In his brief introduction to playing in the Premier League for a title contender, he wasn’t just holding his own, but standing out as a key player, and his potential looked limitless. That’s what made the injury so heartbreaking. It was very quickly apparent that the player many of us had already come to adore was going to be on the shelf for a long time.
Fortunately, the updates on Elliott’s status as he works on regaining his fitness have all been quite positive thus far, and manager Jürgen Klopp gave another update in his press conference today ahead of Liverpool’s Saturday meeting with Southampton.
“I saw him running this morning,” Klopp told the assembled media. “He has a foot injury and there are rusty mornings when you get up and it does feel rusty, but he is running outside now with full body weight on it, that is a good sign.”
Another good sign is that Elliott has handled his injury layoff well from a mental perspective. It can be quite difficult to deal with the mental aspects of being sidelined for months at a time, and this can create problems for even world-class athletes. Fortunately, Elliott’s maturity and support system have helped keep his spirits up.
“When he will be back I have no idea,” admitted Klopp. “From a mental point of view, Harvey is rather an old soul, I would say he is very mature for a young age. He is completely fine with the situation, he has accepted it, he deals with it.
“Everybody around tries to help him. I think I must try and cheer him up some days, but it is rarely needed because he has a brilliant family at home and is a rather positive fella.”
The German manager also made a point to stress that what matters most is making sure the 18-year-old recovers fully before returning to the pitch.
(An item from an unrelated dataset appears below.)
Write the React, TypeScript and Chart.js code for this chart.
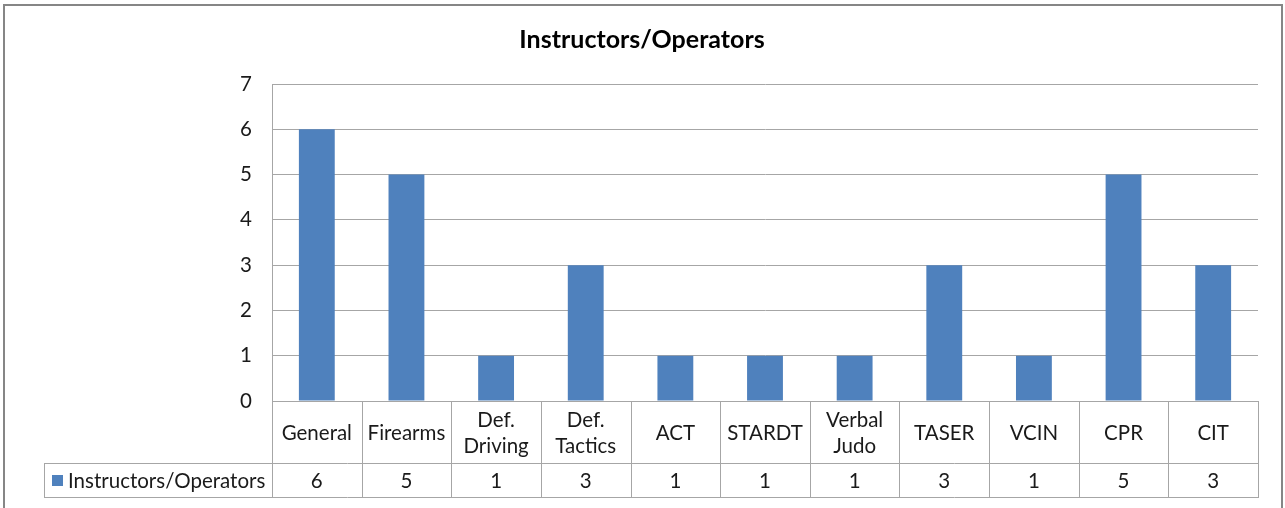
import React, { useEffect, useRef } from "react";
import { Chart, registerables } from "chart.js";

Chart.register(...registerables);

const title = "Instructors/Operators";
const seriesName = "Instructors/Operators";
const categories = ["General", "Firearms", "Def. Driving", "Def. Tactics", "ACT", "STARDT", "Verbal Judo", "TASER", "VCIN", "CPR", "CIT"];
const values = [6, 5, 1, 3, 1, 1, 1, 3, 1, 5, 3];
const yTicks = [0, 1, 2, 3, 4, 5, 6, 7];

const BAR = "#4f81bd";
const GRID = "#a6a6a6";
const TEXT = "#1a1a1a";
const FONT = "Lato, 'Liberation Sans', sans-serif";
const LABEL_SIZE = 20.5;

const tablePlugin = {
  id: "excelTable",
  afterDraw(chart: any) {
    const ctx = chart.ctx as CanvasRenderingContext2D;
    const area = chart.chartArea;
    const n = categories.length;
    const w = (area.right - area.left) / n;
    const top = area.bottom;
    const catBottom = top + 62;
    const valBottom = catBottom + 34;
    const legendLeft = 44;

    ctx.save();
    // outer border
    ctx.strokeStyle = "#868686";
    ctx.lineWidth = 2;
    ctx.strokeRect(4, 5, 1278, 600);

    // title
    ctx.fillStyle = "#000";
    ctx.font = `bold 25px ${FONT}`;
    ctx.textAlign = "center";
    ctx.textBaseline = "middle";
    ctx.fillText(title, 642, 40);

    // table lines
    ctx.strokeStyle = GRID;
    ctx.lineWidth = 1;
    ctx.beginPath();
    ctx.moveTo(area.left, top + 0.5);
    ctx.lineTo(area.right, top + 0.5);
    ctx.moveTo(legendLeft, catBottom + 0.5);
    ctx.lineTo(area.right, catBottom + 0.5);
    ctx.moveTo(legendLeft, valBottom + 0.5);
    ctx.lineTo(area.right, valBottom + 0.5);
    for (let i = 0; i <= n; i++) {
      const x = Math.round(area.left + i * w) + 0.5;
      ctx.moveTo(x, top);
      ctx.lineTo(x, valBottom + 1);
    }
    ctx.moveTo(legendLeft + 0.5, catBottom);
    ctx.lineTo(legendLeft + 0.5, valBottom + 1);
    ctx.stroke();

    // category labels and values
    ctx.fillStyle = TEXT;
    ctx.font = `${LABEL_SIZE}px ${FONT}`;
    ctx.textAlign = "center";
    ctx.textBaseline = "middle";
    for (let i = 0; i < n; i++) {
      const cx = area.left + (i + 0.5) * w;
      const label = categories[i];
      const lines = ctx.measureText(label).width > w - 6 ? label.split(" ") : [label];
      const lh = 26;
      const midY = (top + catBottom) / 2 + 1;
      lines.forEach((ln, k) => {
        ctx.fillText(ln, cx, midY + (k - (lines.length - 1) / 2) * lh);
      });
      ctx.fillText(String(values[i]), cx, (catBottom + valBottom) / 2 + 1);
    }

    // legend key
    ctx.fillStyle = BAR;
    ctx.fillRect(52, 475, 11, 11);
    ctx.fillStyle = TEXT;
    ctx.textAlign = "left";
    ctx.fillText(seriesName, 68, (catBottom + valBottom) / 2 + 1);
    ctx.restore();
  },
};

export default function App() {
  const ref = useRef<HTMLCanvasElement>(null);
  useEffect(() => {
    if (!ref.current) return;
    const chart = new Chart(ref.current, {
      type: "bar",
      data: {
        labels: categories,
        datasets: [
          {
            label: seriesName,
            data: values,
            backgroundColor: BAR,
            borderWidth: 0,
            categoryPercentage: 1,
            barPercentage: 0.4,
          },
        ],
      },
      options: {
        responsive: false,
        animation: false,
        events: [],
        layout: { padding: { left: 0, top: 84, right: 27, bottom: 107 } },
        plugins: { legend: { display: false }, title: { display: false }, tooltip: { enabled: false } },
        scales: {
          x: { display: false },
          y: {
            min: 0,
            max: 7,
            afterFit: (s: any) => {
              s.width = 272;
            },
            afterBuildTicks: (s: any) => {
              s.ticks = yTicks.map((v) => ({ value: v }));
            },
            border: { display: true, color: GRID, width: 1 },
            grid: { color: GRID, lineWidth: 1, drawTicks: false },
            ticks: {
              padding: 20,
              color: TEXT,
              font: { family: FONT, size: LABEL_SIZE },
            },
          },
        },
      },
      plugins: [tablePlugin],
    });
    return () => chart.destroy();
  }, []);
  return (
    <div style={{ position: "fixed", left: 0, top: 0, width: 1285, height: 508, background: "#fff" }}>
      <canvas ref={ref} width={1285} height={508} style={{ display: "block" }} />
    </div>
  );
}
A young, talented prospect is not a player you rush back from injury, so every effort is being made to ensure he is truly ready before his name appears on the teamsheet.
“And yes we all hope from a physical point of view a young age helps him to recover quickly but quickly is not so important. Fully is the main thing. At the moment, and I hope I don’t eat my words, but I cannot see a scenario where we would think about rushing him back.
“He is our long-term prospect and each day we can get him back earlier is great, but we will not rush that.”